Application lost connection to DB on 2017 Always On cluster
We have 3-node SQL 2017 Always On cluster with 2 x HA and 1 x DR. We experienced an application outage reported around 1:00 AM possibly because the listener was not available. When we troubleshoot at around 7:00AM, the symptom is that we were not able to connect to the affected SQL instance using SSMS on primary node #1. However, we were able to connect to the instance on secondary node #2.
On node #2, we can see that one of the application databases was in synchronizing state, whereas the other databases used by this app were synchronized. I don't know if it matters, but each of the app databases is dedicated to a different client location.

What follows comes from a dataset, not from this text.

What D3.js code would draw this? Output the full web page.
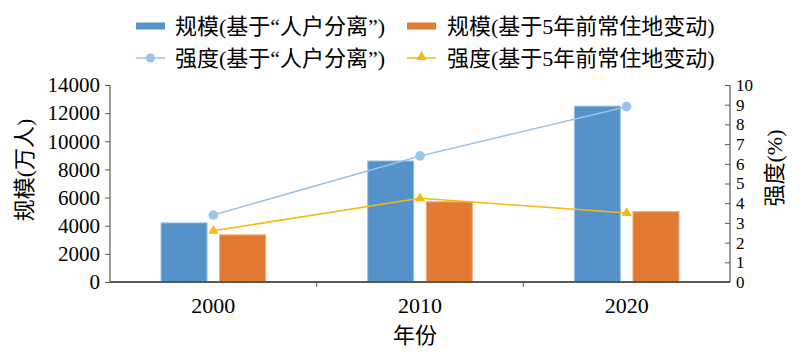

We resolve the application outage by restarting SQL service on the secondary HA node #2. Then the app could connect and we could open the instance in SSMS on the primary.
In the AlwaysON_health extended event on node #1, we see some event records at 11:00 PM and the detail says:
Event: hadr_db_partner_set_sync_state
commit_policy: WaitForHarden
commit_policy_target: DoNothing
Sync_state: NOT
Then 20 minutes later:'
Event: hadr_db_partner_set_sync_state
commit_policy: WaitForHarden
commit_policy_target: WaitForHarden
Sync_state: LOG
Can anyone enlighten me on what's going on in this scenario and the root cause? Why would we not be able to open the instance in SSMS on node one when only one of the app DBs was not synchronizing? How to monitor and alert if this happens in the future?